国土交通省は、交通誘導警備員の確保が難しい直轄工事で、工事用信号機の活用を検討するよう、地方整備局などに通知した。現道で施工する公共工事に配置する交通誘導警備員の不足が、入札不調・不落の要因の一つになっている。車両の通行が少ない山間部の工事や夜間工事などでは、交通の安全性を確保できることを条件に工事用信号機の活用を認める。
3月31日に大臣官房技術調査課長名で地方整備局などに通知した。
交通誘導警備員の配置計画は、工事の受注者が地元の警察署などに道路使用許可を求める必要があり、工事用信号機を使用する場合も警察署との協議が必要になる。

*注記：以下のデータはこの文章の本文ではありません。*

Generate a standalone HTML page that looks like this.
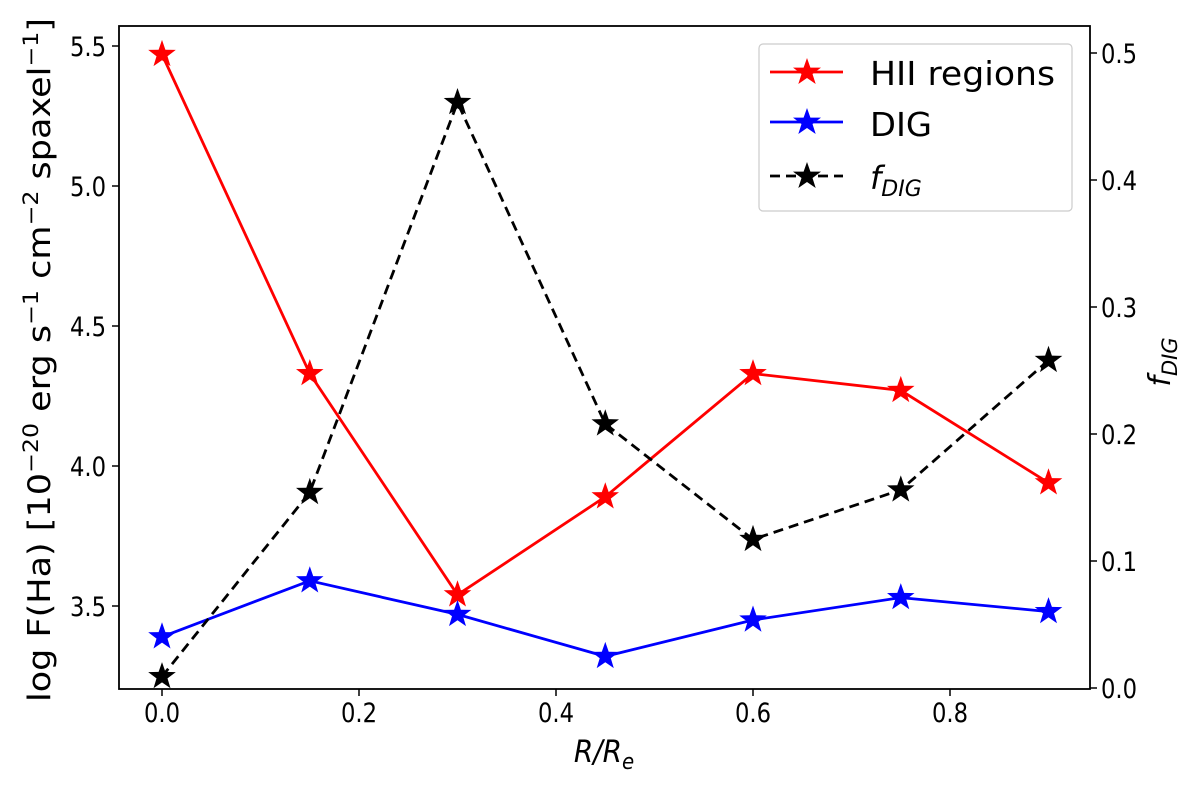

このため、警察庁も警視庁と各道府県警察本部に事務連絡を送り、道路工事の受注者が道路使用許可を求めた場合、許可の条件を必要最小限度とするよう指示した。
また国交省の通知では、交通誘導警備員の経費の積算についても指示。遠隔地から警備員を確保する場合に労務管理費・交通費・宿泊費が設計変更の対象となることを入札公告に明示するよう求めた。山間部の現場で、移動時間を含めると1日8時間の作業時間を確保できず結果的に増額となった場合などの労務費も設計変更の対象とする。
発注者、建設業団体、警備業関係団体、警察当局でつくる交通誘導警備員対策協議会が設置されている地域では、施工業者が交通誘導の役割を担う「自家警備」の条件整理を行うことも要請。警察・警備業側と協議し、自家警備を実施する工事の現場条件や資格要件を整理することを求めた。